Treatment 2: (A corporate asset)
Treating the life insurance as corporate assets for valuation purposes.
The proceeds are treated as a non-operating asset of the company. This asset along with other net assets, would be available to fund the purchase the of shares the of a deceased shareholder. Keep in mind that the expense of the deceased stockholder might be added back into income as a nonrecurring expense. (2)
The treatment type can have a significant effect on the net position of a company or selling shareholder. There is also an affect in the ability of the company to purchase the shares of the deceased stockholder, and impact of the position of the remaining shareholders.
Company $10m, before $6m of life insurance. When you add the $6m into the value, the company value is $16m. The deceased shareholder entitled to $8m, the company pays $6m in life insurance proceeds and takes out $2m in promissory note.
RESULTS: The surviving owner, owns a company with 8 million and a note of $2 million.
Which treatment is fair? One owner ends us with $11m while the deceased owner, ends up with $5m. In treatment 2, the surviving owner has to carry a $2m debt to purchase the business. Two dramatic differences. A good reason, why the discussion should take place with your advisors.

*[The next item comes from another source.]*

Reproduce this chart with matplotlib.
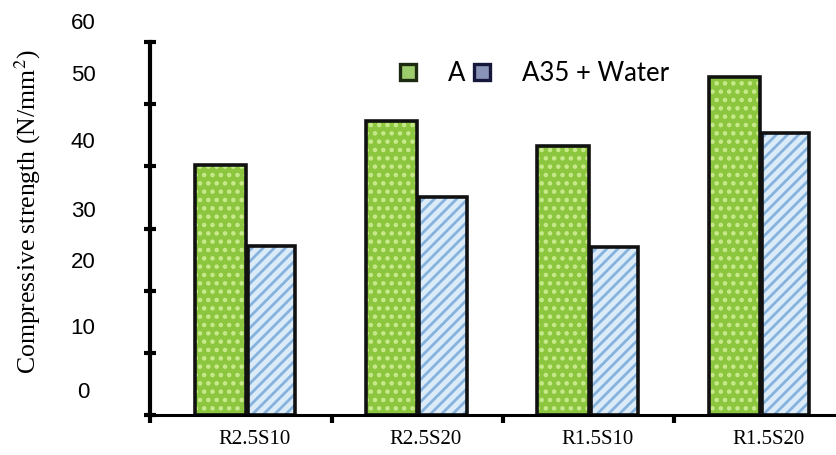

More importantly, all parties should understand the ramifications of adding the life insurance proceeds in the valuation or using the life insurance as a specific vehicle to fund the BSA.
1. Mercer: buy and sell agreements for boomers
2. Non-reoccurring expenses: Non-reoccurring expenses can be somewhat more complex. These are expenses which is specifically designated on the company’s financial statements as an extra ordinary or one time expense. The company does not expect to continue the expense overtime, at least not on a regular basis. Non-reoccurring expenses can be somewhat more complex.